REQUIREMENT
Reproduce each line of the material exactly, minus any picture.

(Entries taken from a collection)
§ §
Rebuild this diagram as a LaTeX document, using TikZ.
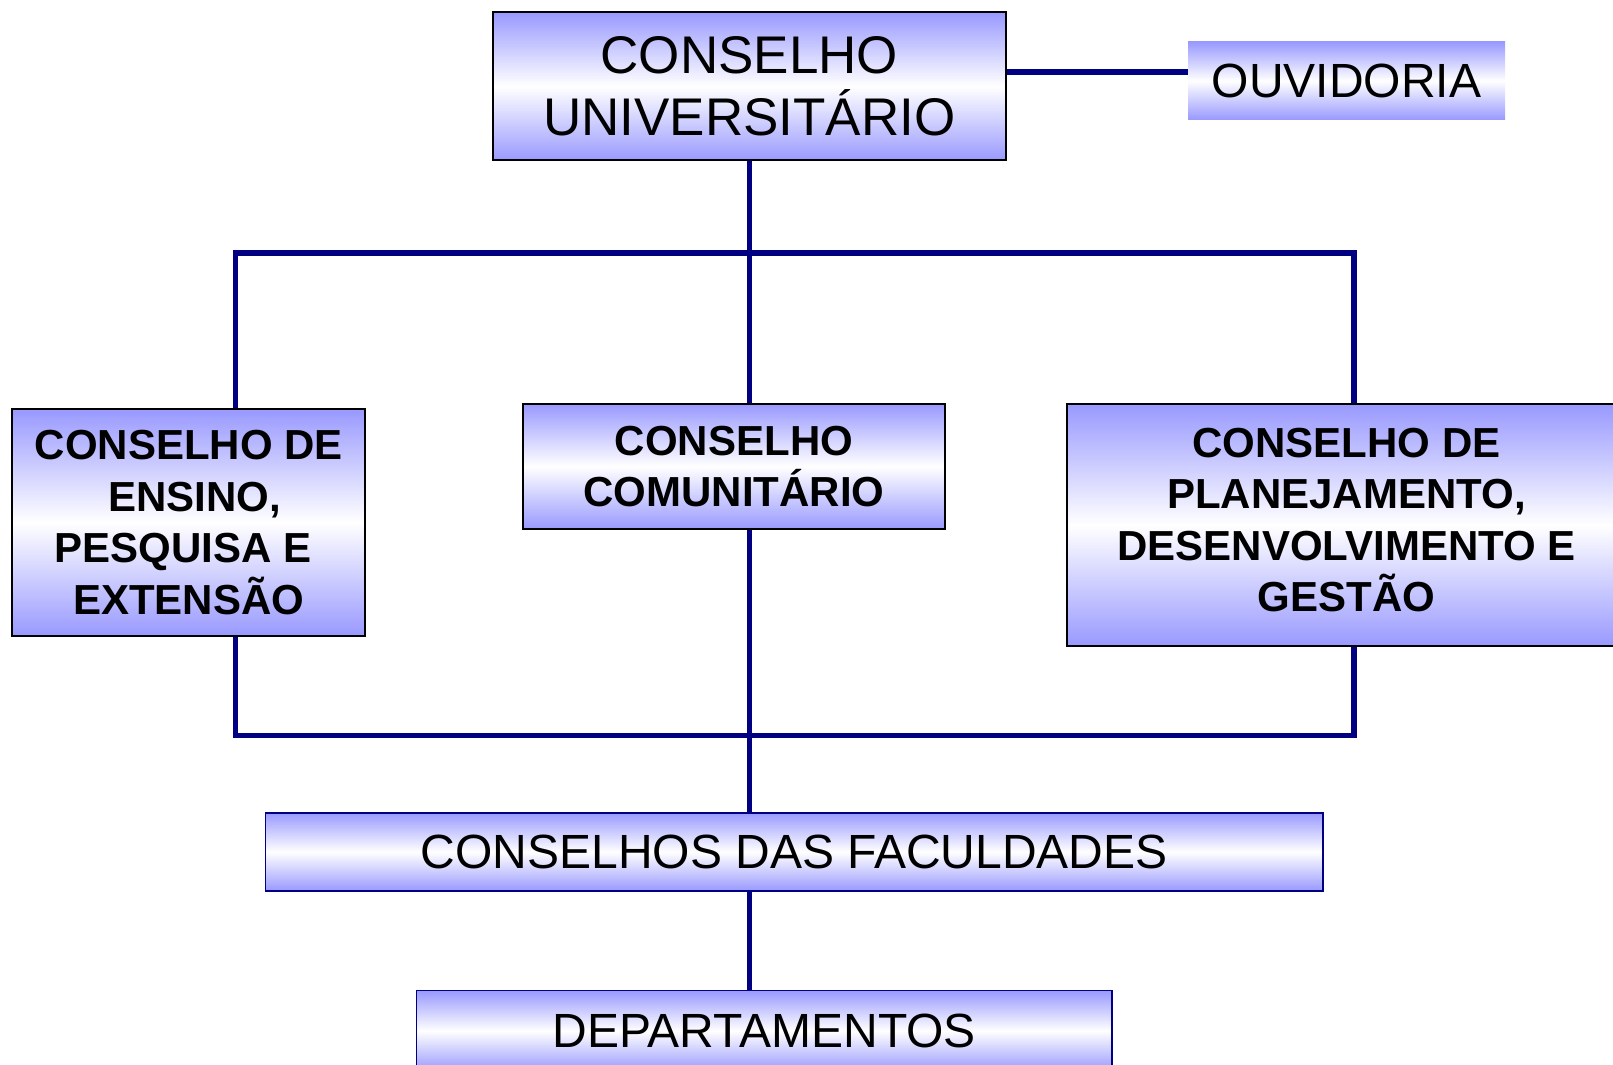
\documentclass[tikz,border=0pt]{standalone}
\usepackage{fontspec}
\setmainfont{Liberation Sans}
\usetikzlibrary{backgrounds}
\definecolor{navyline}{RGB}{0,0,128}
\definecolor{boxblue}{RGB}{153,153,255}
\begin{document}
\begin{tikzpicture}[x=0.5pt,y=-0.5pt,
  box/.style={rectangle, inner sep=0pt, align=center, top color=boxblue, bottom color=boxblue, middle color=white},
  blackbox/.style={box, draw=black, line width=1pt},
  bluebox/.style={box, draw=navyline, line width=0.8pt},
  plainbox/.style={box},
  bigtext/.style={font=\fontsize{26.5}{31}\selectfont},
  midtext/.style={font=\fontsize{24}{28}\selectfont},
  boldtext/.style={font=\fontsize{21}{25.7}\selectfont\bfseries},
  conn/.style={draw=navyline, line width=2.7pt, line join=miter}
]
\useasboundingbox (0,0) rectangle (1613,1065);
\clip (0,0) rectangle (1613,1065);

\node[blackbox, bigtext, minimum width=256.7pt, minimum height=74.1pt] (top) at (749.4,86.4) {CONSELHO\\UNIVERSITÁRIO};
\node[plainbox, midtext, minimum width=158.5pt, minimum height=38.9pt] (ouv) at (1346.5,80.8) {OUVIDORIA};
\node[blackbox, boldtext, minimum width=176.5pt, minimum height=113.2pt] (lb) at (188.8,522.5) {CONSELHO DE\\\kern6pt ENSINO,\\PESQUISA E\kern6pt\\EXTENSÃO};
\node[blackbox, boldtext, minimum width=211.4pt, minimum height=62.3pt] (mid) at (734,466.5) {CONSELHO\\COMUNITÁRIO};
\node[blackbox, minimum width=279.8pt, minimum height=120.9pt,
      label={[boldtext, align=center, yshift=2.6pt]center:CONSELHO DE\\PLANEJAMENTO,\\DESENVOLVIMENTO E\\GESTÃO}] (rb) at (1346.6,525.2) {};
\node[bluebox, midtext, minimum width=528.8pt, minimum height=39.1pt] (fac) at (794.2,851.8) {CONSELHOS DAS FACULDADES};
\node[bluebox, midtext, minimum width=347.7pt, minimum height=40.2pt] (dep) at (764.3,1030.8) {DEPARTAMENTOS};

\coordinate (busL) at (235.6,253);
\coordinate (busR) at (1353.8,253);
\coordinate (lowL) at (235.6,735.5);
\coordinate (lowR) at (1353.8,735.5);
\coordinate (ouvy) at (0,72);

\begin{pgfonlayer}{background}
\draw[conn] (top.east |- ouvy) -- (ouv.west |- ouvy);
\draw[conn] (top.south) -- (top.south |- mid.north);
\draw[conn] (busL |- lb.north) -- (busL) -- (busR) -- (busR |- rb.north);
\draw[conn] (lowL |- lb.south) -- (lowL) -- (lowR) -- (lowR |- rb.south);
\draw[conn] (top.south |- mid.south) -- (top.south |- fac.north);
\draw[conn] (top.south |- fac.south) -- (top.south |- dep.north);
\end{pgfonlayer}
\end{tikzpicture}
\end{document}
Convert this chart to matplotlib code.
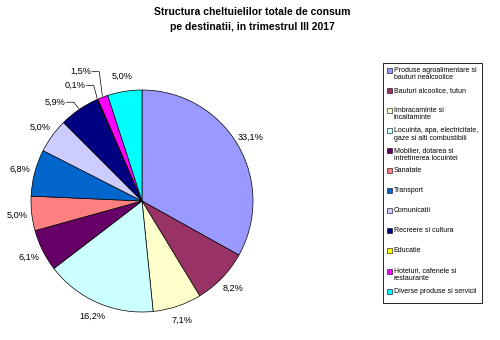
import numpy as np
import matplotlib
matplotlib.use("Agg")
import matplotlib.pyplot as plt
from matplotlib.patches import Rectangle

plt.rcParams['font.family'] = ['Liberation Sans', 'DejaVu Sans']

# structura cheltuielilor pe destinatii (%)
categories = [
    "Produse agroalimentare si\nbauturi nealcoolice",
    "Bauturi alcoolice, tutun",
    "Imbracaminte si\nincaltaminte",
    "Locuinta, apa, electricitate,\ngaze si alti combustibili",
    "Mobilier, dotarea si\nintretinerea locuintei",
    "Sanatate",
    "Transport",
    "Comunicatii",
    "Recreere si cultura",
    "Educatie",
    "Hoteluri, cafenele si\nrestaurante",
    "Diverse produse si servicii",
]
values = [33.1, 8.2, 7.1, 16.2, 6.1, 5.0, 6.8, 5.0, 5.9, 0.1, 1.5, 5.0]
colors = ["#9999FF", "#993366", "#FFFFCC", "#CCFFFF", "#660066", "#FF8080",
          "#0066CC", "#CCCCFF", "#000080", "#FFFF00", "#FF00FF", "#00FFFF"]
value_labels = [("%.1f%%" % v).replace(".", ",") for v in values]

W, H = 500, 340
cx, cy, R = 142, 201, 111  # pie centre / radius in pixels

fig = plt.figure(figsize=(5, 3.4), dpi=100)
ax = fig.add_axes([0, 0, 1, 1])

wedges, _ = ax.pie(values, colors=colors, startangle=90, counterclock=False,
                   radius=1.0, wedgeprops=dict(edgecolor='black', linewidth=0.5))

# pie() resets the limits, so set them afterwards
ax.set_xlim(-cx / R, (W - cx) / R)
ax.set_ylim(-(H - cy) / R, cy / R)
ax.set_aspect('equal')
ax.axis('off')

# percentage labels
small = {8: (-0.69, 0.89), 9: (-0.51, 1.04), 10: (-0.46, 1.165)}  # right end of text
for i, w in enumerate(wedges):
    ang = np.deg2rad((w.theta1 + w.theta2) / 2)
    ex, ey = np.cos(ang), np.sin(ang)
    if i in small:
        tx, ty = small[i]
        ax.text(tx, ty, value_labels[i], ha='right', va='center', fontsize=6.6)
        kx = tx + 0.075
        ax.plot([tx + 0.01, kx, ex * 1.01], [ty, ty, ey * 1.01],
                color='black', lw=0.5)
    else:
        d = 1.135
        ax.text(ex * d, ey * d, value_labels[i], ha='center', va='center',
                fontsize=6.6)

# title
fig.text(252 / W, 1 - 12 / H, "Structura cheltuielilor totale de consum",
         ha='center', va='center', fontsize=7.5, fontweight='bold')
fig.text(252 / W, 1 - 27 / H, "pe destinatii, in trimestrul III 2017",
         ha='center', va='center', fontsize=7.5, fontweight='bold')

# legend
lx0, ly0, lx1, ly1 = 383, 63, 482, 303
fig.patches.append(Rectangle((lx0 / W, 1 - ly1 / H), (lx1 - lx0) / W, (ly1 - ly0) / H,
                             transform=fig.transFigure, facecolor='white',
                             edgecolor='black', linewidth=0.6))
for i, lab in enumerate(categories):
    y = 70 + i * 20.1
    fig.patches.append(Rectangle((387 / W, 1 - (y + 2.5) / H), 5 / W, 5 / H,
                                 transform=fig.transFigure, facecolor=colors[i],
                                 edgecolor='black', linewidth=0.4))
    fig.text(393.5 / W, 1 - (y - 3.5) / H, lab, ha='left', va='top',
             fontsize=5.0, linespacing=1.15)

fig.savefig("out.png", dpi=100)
§ §
EXPECTED OUTPUT
Rebuild this diagram as a LaTeX document, using TikZ.
\documentclass[tikz,border=0pt]{standalone}
\usepackage{fontspec}
\setmainfont{Liberation Sans}
\usetikzlibrary{backgrounds}
\definecolor{navyline}{RGB}{0,0,128}
\definecolor{boxblue}{RGB}{153,153,255}
\begin{document}
\begin{tikzpicture}[x=0.5pt,y=-0.5pt,
  box/.style={rectangle, inner sep=0pt, align=center, top color=boxblue, bottom color=boxblue, middle color=white},
  blackbox/.style={box, draw=black, line width=1pt},
  bluebox/.style={box, draw=navyline, line width=0.8pt},
  plainbox/.style={box},
  bigtext/.style={font=\fontsize{26.5}{31}\selectfont},
  midtext/.style={font=\fontsize{24}{28}\selectfont},
  boldtext/.style={font=\fontsize{21}{25.7}\selectfont\bfseries},
  conn/.style={draw=navyline, line width=2.7pt, line join=miter}
]
\useasboundingbox (0,0) rectangle (1613,1065);
\clip (0,0) rectangle (1613,1065);

\node[blackbox, bigtext, minimum width=256.7pt, minimum height=74.1pt] (top) at (749.4,86.4) {CONSELHO\\UNIVERSITÁRIO};
\node[plainbox, midtext, minimum width=158.5pt, minimum height=38.9pt] (ouv) at (1346.5,80.8) {OUVIDORIA};
\node[blackbox, boldtext, minimum width=176.5pt, minimum height=113.2pt] (lb) at (188.8,522.5) {CONSELHO DE\\\kern6pt ENSINO,\\PESQUISA E\kern6pt\\EXTENSÃO};
\node[blackbox, boldtext, minimum width=211.4pt, minimum height=62.3pt] (mid) at (734,466.5) {CONSELHO\\COMUNITÁRIO};
\node[blackbox, minimum width=279.8pt, minimum height=120.9pt,
      label={[boldtext, align=center, yshift=2.6pt]center:CONSELHO DE\\PLANEJAMENTO,\\DESENVOLVIMENTO E\\GESTÃO}] (rb) at (1346.6,525.2) {};
\node[bluebox, midtext, minimum width=528.8pt, minimum height=39.1pt] (fac) at (794.2,851.8) {CONSELHOS DAS FACULDADES};
\node[bluebox, midtext, minimum width=347.7pt, minimum height=40.2pt] (dep) at (764.3,1030.8) {DEPARTAMENTOS};

\coordinate (busL) at (235.6,253);
\coordinate (busR) at (1353.8,253);
\coordinate (lowL) at (235.6,735.5);
\coordinate (lowR) at (1353.8,735.5);
\coordinate (ouvy) at (0,72);

\begin{pgfonlayer}{background}
\draw[conn] (top.east |- ouvy) -- (ouv.west |- ouvy);
\draw[conn] (top.south) -- (top.south |- mid.north);
\draw[conn] (busL |- lb.north) -- (busL) -- (busR) -- (busR |- rb.north);
\draw[conn] (lowL |- lb.south) -- (lowL) -- (lowR) -- (lowR |- rb.south);
\draw[conn] (top.south |- mid.south) -- (top.south |- fac.north);
\draw[conn] (top.south |- fac.south) -- (top.south |- dep.north);
\end{pgfonlayer}
\end{tikzpicture}
\end{document}
Convert this chart to matplotlib code.
import numpy as np
import matplotlib
matplotlib.use("Agg")
import matplotlib.pyplot as plt
from matplotlib.patches import Rectangle

plt.rcParams['font.family'] = ['Liberation Sans', 'DejaVu Sans']

# structura cheltuielilor pe destinatii (%)
categories = [
    "Produse agroalimentare si\nbauturi nealcoolice",
    "Bauturi alcoolice, tutun",
    "Imbracaminte si\nincaltaminte",
    "Locuinta, apa, electricitate,\ngaze si alti combustibili",
    "Mobilier, dotarea si\nintretinerea locuintei",
    "Sanatate",
    "Transport",
    "Comunicatii",
    "Recreere si cultura",
    "Educatie",
    "Hoteluri, cafenele si\nrestaurante",
    "Diverse produse si servicii",
]
values = [33.1, 8.2, 7.1, 16.2, 6.1, 5.0, 6.8, 5.0, 5.9, 0.1, 1.5, 5.0]
colors = ["#9999FF", "#993366", "#FFFFCC", "#CCFFFF", "#660066", "#FF8080",
          "#0066CC", "#CCCCFF", "#000080", "#FFFF00", "#FF00FF", "#00FFFF"]
value_labels = [("%.1f%%" % v).replace(".", ",") for v in values]

W, H = 500, 340
cx, cy, R = 142, 201, 111  # pie centre / radius in pixels

fig = plt.figure(figsize=(5, 3.4), dpi=100)
ax = fig.add_axes([0, 0, 1, 1])

wedges, _ = ax.pie(values, colors=colors, startangle=90, counterclock=False,
                   radius=1.0, wedgeprops=dict(edgecolor='black', linewidth=0.5))

# pie() resets the limits, so set them afterwards
ax.set_xlim(-cx / R, (W - cx) / R)
ax.set_ylim(-(H - cy) / R, cy / R)
ax.set_aspect('equal')
ax.axis('off')

# percentage labels
small = {8: (-0.69, 0.89), 9: (-0.51, 1.04), 10: (-0.46, 1.165)}  # right end of text
for i, w in enumerate(wedges):
    ang = np.deg2rad((w.theta1 + w.theta2) / 2)
    ex, ey = np.cos(ang), np.sin(ang)
    if i in small:
        tx, ty = small[i]
        ax.text(tx, ty, value_labels[i], ha='right', va='center', fontsize=6.6)
        kx = tx + 0.075
        ax.plot([tx + 0.01, kx, ex * 1.01], [ty, ty, ey * 1.01],
                color='black', lw=0.5)
    else:
        d = 1.135
        ax.text(ex * d, ey * d, value_labels[i], ha='center', va='center',
                fontsize=6.6)

# title
fig.text(252 / W, 1 - 12 / H, "Structura cheltuielilor totale de consum",
         ha='center', va='center', fontsize=7.5, fontweight='bold')
fig.text(252 / W, 1 - 27 / H, "pe destinatii, in trimestrul III 2017",
         ha='center', va='center', fontsize=7.5, fontweight='bold')

# legend
lx0, ly0, lx1, ly1 = 383, 63, 482, 303
fig.patches.append(Rectangle((lx0 / W, 1 - ly1 / H), (lx1 - lx0) / W, (ly1 - ly0) / H,
                             transform=fig.transFigure, facecolor='white',
                             edgecolor='black', linewidth=0.6))
for i, lab in enumerate(categories):
    y = 70 + i * 20.1
    fig.patches.append(Rectangle((387 / W, 1 - (y + 2.5) / H), 5 / W, 5 / H,
                                 transform=fig.transFigure, facecolor=colors[i],
                                 edgecolor='black', linewidth=0.4))
    fig.text(393.5 / W, 1 - (y - 3.5) / H, lab, ha='left', va='top',
             fontsize=5.0, linespacing=1.15)

fig.savefig("out.png", dpi=100)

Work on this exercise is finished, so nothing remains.